# Another topology on the naturals

1. Aug 27, 2010

1. The problem statement, all variables and given/known data

Let X = {1, 2, 3, 4, 5} and V = {{2, 3, 4}, {1, 4, 5}, {2, 4, 5}, {1, 3}} be a subbasis of a topology U on X.

a) find all dense subsets of the topological space (X, U)
b) let f : (X, U) --> (X, P(X)) be a mapping defined with f(x) = x (P(X)) is the partitive set of X). Is f continuous?

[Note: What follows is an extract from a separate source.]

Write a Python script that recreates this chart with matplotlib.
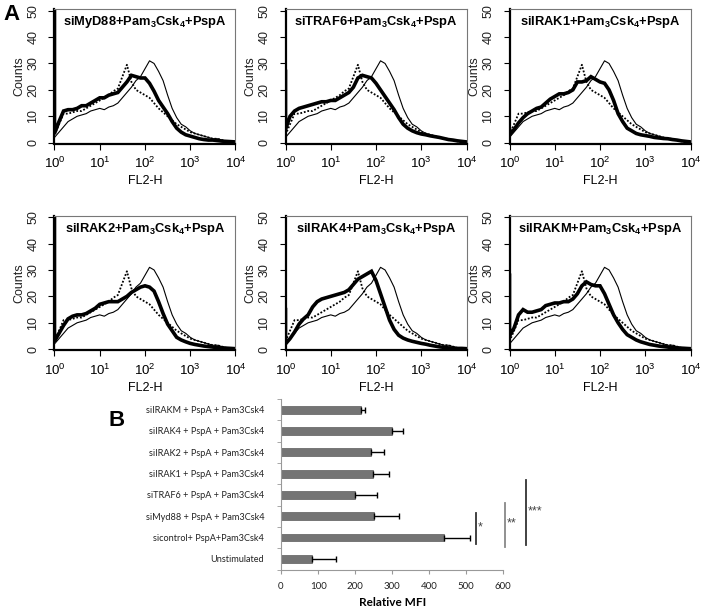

3. The attempt at a solution

a) Since V is a subbasis, then the family of all finite intersections of the elements of V form a basis B. So, B = {{2, 3, 4}, {1, 4, 5}, {2, 4, 5}, {1, 3}, {1}, {3}, {4}, {2, 4}, {4, 5}, {0}}. A subset D of X is dense in X iff every open set in X intersects D. So, D = {1, 3, 4}. To make sure this is right, we can see if Cl(D) = X. The closed sets in X are {{1, 2, 3, 5}, {1, 3, 5}, {1, 2, 3}, {2, 3, 4, 5}, {1, 5}, {2, 3}, {1, 3}, {2, 4, 5}, {1, 2, 4, 5}, {1, 2, 3, 4, 5}}. The intersection of all closed sets containing D is {1, 2, 3, 4, 5} (it's the only set containing D, btw), so Cl(D) = X.

b) A mapping f between topological spaces is continuous iff the preimage of every open set in the codomain is open in the domain. For all sets in P(X) which are contained in U, this is obvious. If we take a set in P(X) (for example {2, 3}) which is not in U, then its preimage is the empty set, and hence is open in U. So, f is continuous.